И опять, как уже не раз с Вертухиным бывало, светлое, как слеза, утро и воздух, не обремененный дыханием его путников, к правильному рассуждению своей судьбы его подвигли. У него сложился небывалый план.
Он вскрикнул от радости и тотчас в дом воротился.
— Обещайте мне оба, что забудете даже вымыслы об отмщении любимой птице хозяина сего дома, — сказал он, встав подле Кузьмы и Рафаила.
— Да чем тебе угодила эта рябая ворона! — воскликнул Кузьма.
— Не то я возвращу тебя в Казань на паперть ружной церкви, позади рыбного ряду! — пригрозил Вертухин. — К козьим орехам!
Кузьма умолк и отвернулся.
Рафаил же и без того лежал молча и недвижно, глядя на Вертухина, как на первый предмет для него в жизни. Имея нужду в призрении, он в последние дни с великой горячностию к нему прилепился. Ведь Вертухин мог бы его оставить под первой попавшейся елкой и кто бы об этом прознал?!
— У каждого, кто к человеческому роду принадлежит, должна быть любимая тварь, — сказал Вертухин Кузьме. — У Калача это Михей. У нас с тобою Рафаил. Береги его. И Михея тоже.
Михей уже вылезал из рукава, вывернув на Кузьму огненный глаз.
Вертухин вышел из дому.
Идти ему было недалеко, через улицу. Он направлялся к Калачу.
Вертухин знал, что люди существуют трех видов. Один так худо воспитан, что, бывает, изо всех сил старается никого не задеть, а все одно торчит во все стороны и хоть чем-нибудь да корябнет. За что и ходит с расквашенным рылом. Другой такого благородного воспитания, что представляет собой одно пустое место, — его не видно и не слышно. Третий будто розовым маслом течет меж людей — всем приятно, все ему рады, все ласкаются быть ему друзьями.
Купец Калач принадлежал к третьему виду и, хоть был происхождения самого подлого — мать родила его в шинке под столом, а обмывали его вином да пивом, — но большую загадку для Вертухина представлял. Да и в самом деле, ежели он заморские слова, о коих Вертухин прежде и не слышал, с отменною живостию произносил, так что даже костяные пуговицы на его животе вздрагивали и колыхались!
На крыше у Калача резвился флюгер, окна были желты, как блины на Пасху.

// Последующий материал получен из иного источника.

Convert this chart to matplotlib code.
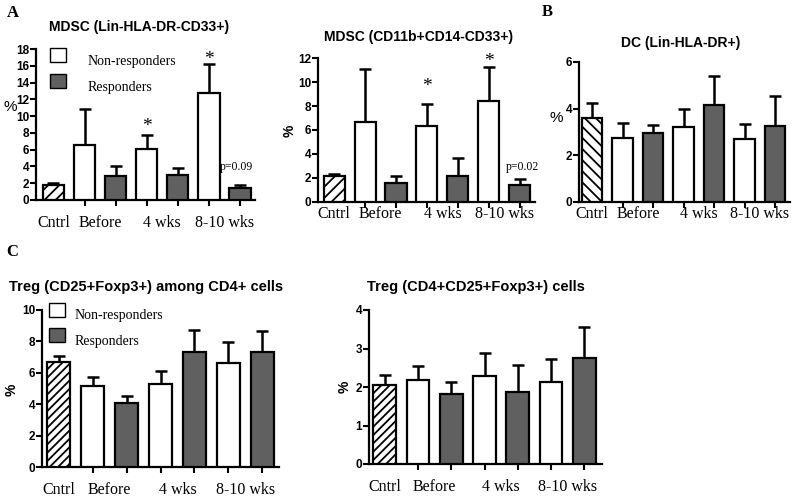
import matplotlib
matplotlib.use("Agg")
import matplotlib.pyplot as plt
from matplotlib.patches import Rectangle
import numpy as np

W, H = 800, 500
SANS = "Liberation Sans"
SERIF = "Liberation Serif"
GRAY = "#606060"

groups = ["Cntrl", "Before", "4 wks", "8-10 wks"]
series = ["Non-responders", "Responders"]
# bar order: Cntrl, Before NR, Before R, 4wk NR, 4wk R, 8-10 NR, 8-10 R
bar_kind = ["cntrl", "nr", "r", "nr", "r", "nr", "r"]

mdsc1_mean = [1.8, 6.6, 2.9, 6.1, 3.0, 12.7, 1.4]
mdsc1_sem = [0.2, 4.2, 1.1, 1.6, 0.8, 3.5, 0.4]
mdsc2_mean = [2.15, 6.65, 1.6, 6.35, 2.2, 8.45, 1.4]
mdsc2_sem = [0.2, 4.45, 0.55, 1.85, 1.5, 2.8, 0.5]
dc_mean = [3.6, 2.75, 2.95, 3.2, 4.15, 2.7, 3.25]
dc_sem = [0.65, 0.65, 0.35, 0.8, 1.25, 0.65, 1.3]
treg1_mean = [6.7, 5.15, 4.05, 5.3, 7.3, 6.65, 7.35]
treg1_sem = [0.35, 0.6, 0.5, 0.8, 1.45, 1.3, 1.3]
treg2_mean = [2.05, 2.17, 1.83, 2.28, 1.87, 2.12, 2.75]
treg2_sem = [0.25, 0.38, 0.3, 0.6, 0.71, 0.6, 0.8]

plt.rcParams["hatch.linewidth"] = 1.3
fig = plt.figure(figsize=(8, 5), dpi=100)


def add_ax(x0, x1, ytop, ybot):
    return fig.add_axes([x0 / W, 1 - ybot / H, (x1 - x0) / W, (ybot - ytop) / H])


def panel(ax, means, sems, ylim, yticks, xlim, hatch, labpad):
    x = np.arange(len(means))
    for i, (m, k) in enumerate(zip(means, bar_kind)):
        if k == "cntrl":
            ax.bar(x[i], m, width=0.68, color="white", edgecolor="black",
                   linewidth=1.6, hatch=hatch, zorder=3)
        else:
            ax.bar(x[i], m, width=0.68, color="white" if k == "nr" else GRAY,
                   edgecolor="black", linewidth=1.6, zorder=3)
    ax.errorbar(x, means, yerr=[np.zeros(len(means)), sems], fmt="none",
                ecolor="black", elinewidth=1.8, capsize=4.5, capthick=1.8, zorder=2)
    ax.set_ylim(*ylim)
    ax.set_xlim(*xlim)
    ax.set_yticks(yticks)
    ax.set_yticklabels([str(t) for t in yticks], fontfamily=SANS,
                       fontweight="bold", fontsize=8.5)
    ax.set_xticks([0, 1.5, 3.5, 5.5])
    ax.set_xticklabels(groups, fontfamily=SERIF, fontsize=11.5)
    ax.set_xticks(x, minor=True)
    ax.tick_params(axis="x", which="major", length=0, pad=labpad)
    ax.tick_params(axis="x", which="minor", length=4, width=1.5)
    ax.tick_params(axis="y", length=4, width=1.5, pad=1)
    for s in ["top", "right"]:
        ax.spines[s].set_visible(False)
    for s in ["left", "bottom"]:
        ax.spines[s].set_linewidth(1.6)
    ax.patch.set_alpha(0)


def legend(x, y1, y2, tx, ty1, ty2, fs):
    for yy, col in [(y1, "white"), (y2, GRAY)]:
        fig.add_artist(Rectangle((x / W, 1 - (yy + 14) / H), 16 / W, 14 / H,
                                 facecolor=col, edgecolor="black", linewidth=1.0,
                                 transform=fig.transFigure))
    fig.text(tx / W, 1 - ty1 / H, series[0], fontfamily=SERIF, fontsize=fs, va="center")
    fig.text(tx / W, 1 - ty2 / H, series[1], fontfamily=SERIF, fontsize=fs, va="center")


# Panel A1
a1 = add_ax(36, 255, 49, 200)
panel(a1, mdsc1_mean, mdsc1_sem, (0, 18), list(range(0, 19, 2)), (-0.56, 6.48), "///", 11)
a1.text(3, 8.8, "*", fontfamily=SERIF, fontsize=14, ha="center", va="center")
a1.text(5, 16.7, "*", fontfamily=SERIF, fontsize=14, ha="center", va="center")
a1.text(5.88, 3.9, "p=0.09", fontfamily=SERIF, fontsize=8.5, ha="center", va="center")
fig.text(10 / W, 1 - 107 / H, "%", fontfamily=SANS, fontsize=11, ha="center", va="center")
fig.text(139 / W, 1 - 27 / H, "MDSC (Lin-HLA-DR-CD33+)", fontfamily=SANS,
         fontweight="bold", fontsize=10, ha="center", va="center")
legend(50, 48, 74, 88, 61, 88, 10)

# Panel A2
a2 = add_ax(318, 535, 58, 202)
panel(a2, mdsc2_mean, mdsc2_sem, (0, 12), list(range(0, 13, 2)), (-0.52, 6.49), "///", 3)
a2.text(3, 9.6, "*", fontfamily=SERIF, fontsize=14, ha="center", va="center")
a2.text(5, 11.75, "*", fontfamily=SERIF, fontsize=14, ha="center", va="center")
a2.text(6.08, 2.9, "p=0.02", fontfamily=SERIF, fontsize=8.5, ha="center", va="center")
fig.text(290 / W, 1 - 131 / H, "%", fontfamily=SANS, fontweight="bold", fontsize=10,
         rotation=90, ha="center", va="center")
fig.text(419 / W, 1 - 37 / H, "MDSC (CD11b+CD14-CD33+)", fontfamily=SANS,
         fontweight="bold", fontsize=10, ha="center", va="center")

# Panel B
b = add_ax(579, 790, 62, 202)
panel(b, dc_mean, dc_sem, (0, 6), [0, 2, 4, 6], (-0.43, 6.49), "\\\\\\", 3)
fig.text(556 / W, 1 - 118 / H, "%", fontfamily=SANS, fontsize=11, ha="center", va="center")
fig.text(681 / W, 1 - 43 / H, "DC (Lin-HLA-DR+)", fontfamily=SANS,
         fontweight="bold", fontsize=10, ha="center", va="center")

# Panel C1
c1 = add_ax(42, 279, 310, 467)
panel(c1, treg1_mean, treg1_sem, (0, 10), list(range(0, 11, 2)), (-0.5, 6.5), "////", 11)
fig.text(12 / W, 1 - 390 / H, "%", fontfamily=SANS, fontweight="bold", fontsize=10,
         rotation=90, ha="center", va="center")
fig.text(146 / W, 1 - 287 / H, "Treg (CD25+Foxp3+) among CD4+ cells", fontfamily=SANS,
         fontweight="bold", fontsize=10.5, ha="center", va="center")
legend(49, 303, 328, 75, 316, 342, 10)

# Panel C2
c2 = add_ax(369, 602, 310, 464)
panel(c2, treg2_mean, treg2_sem, (0, 4), [0, 1, 2, 3, 4], (-0.47, 6.53), "////", 11)
fig.text(345 / W, 1 - 387 / H, "%", fontfamily=SANS, fontweight="bold", fontsize=10,
         rotation=90, ha="center", va="center")
fig.text(476 / W, 1 - 287 / H, "Treg (CD4+CD25+Foxp3+) cells", fontfamily=SANS,
         fontweight="bold", fontsize=10.5, ha="center", va="center")

# panel letters
for lx, ly, lt in [(13, 13, "A"), (547, 12, "B"), (12, 252, "C")]:
    fig.text(lx / W, 1 - ly / H, lt, fontfamily=SERIF, fontweight="bold", fontsize=12,
             ha="center", va="center")

fig.savefig("out.png", dpi=100)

Калач, стоя перед зеркалом в расшитой рубахе, выщипывал из носу волосы специальными, для него изготовленными щипчиками из золингеровской стали. Ему ужасть как неприятно было, обнимаясь, щекотать людей волосами из носу.

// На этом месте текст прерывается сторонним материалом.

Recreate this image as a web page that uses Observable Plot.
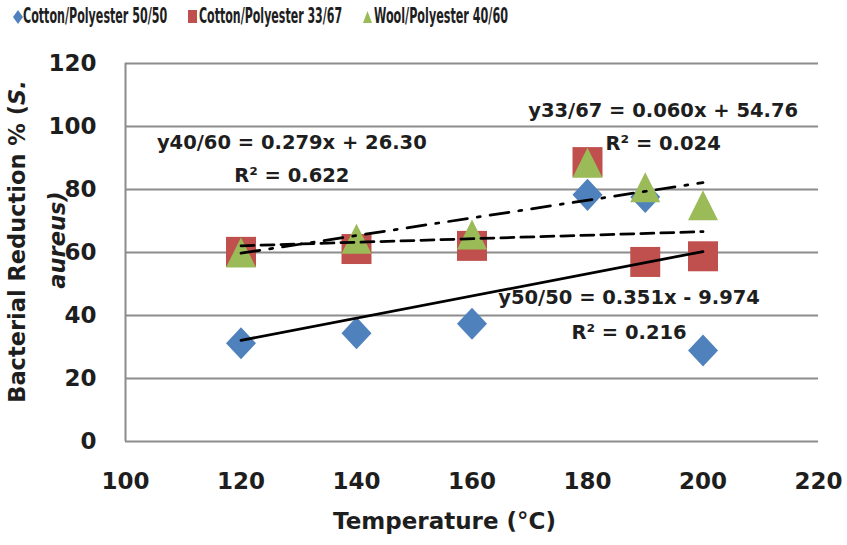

— Бог в помощь! — сказал Вертухин.
Глаза у Калача от боли слезились, но он, светло и чисто улыбаясь, подошел к Вертухину и внезапно выдернул у него из правой ноздри целый пук.
Тут и Вертухин прослезился.
— Ухантрахончил тебя, сударь, от всего сердца! — сказал Калач, произнося слова раздельно и с удовольствием. — Претурою!

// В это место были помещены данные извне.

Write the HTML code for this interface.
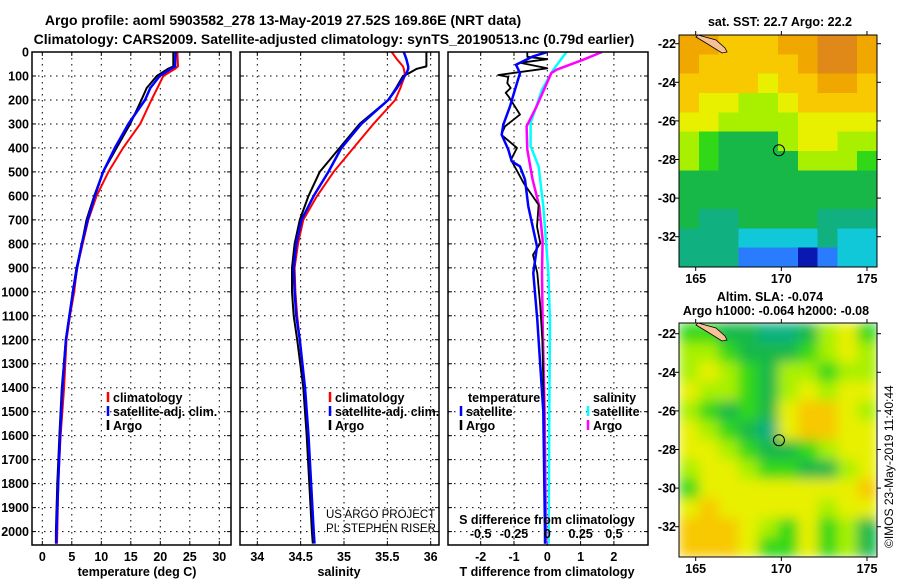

— Ухо контрахончил? — переспросил Вертухин, схватив себя за правое ухо, потом за левое.
— Нет, пока только нос, — сказал Калач и повторил с наслаждением: — Ухантрахончил!
И было в этом слове столько весу и приятности, что Вертухин заробел.
Он чихнул, вытер нос и отступил назад, дабы Калач не придумал его еще и целовать.
— Готов, сударь, сделать все, что просить будешь, — сказал Калач. — Не желаешь ли еще какое-нибудь волшебное слово выслушать? Или могу архонции в ушах споспешествовать, — он повертел в руке щипцами.
Его мягкое круглое тело от сердечной радости вспучивалось, опадало и опять вспучивалось, как дрожжевое тесто.
— Позволь, любезный друг, всякому, кто мимо хоромцев проходит, в окна заглядывать! — сказал Вертухин.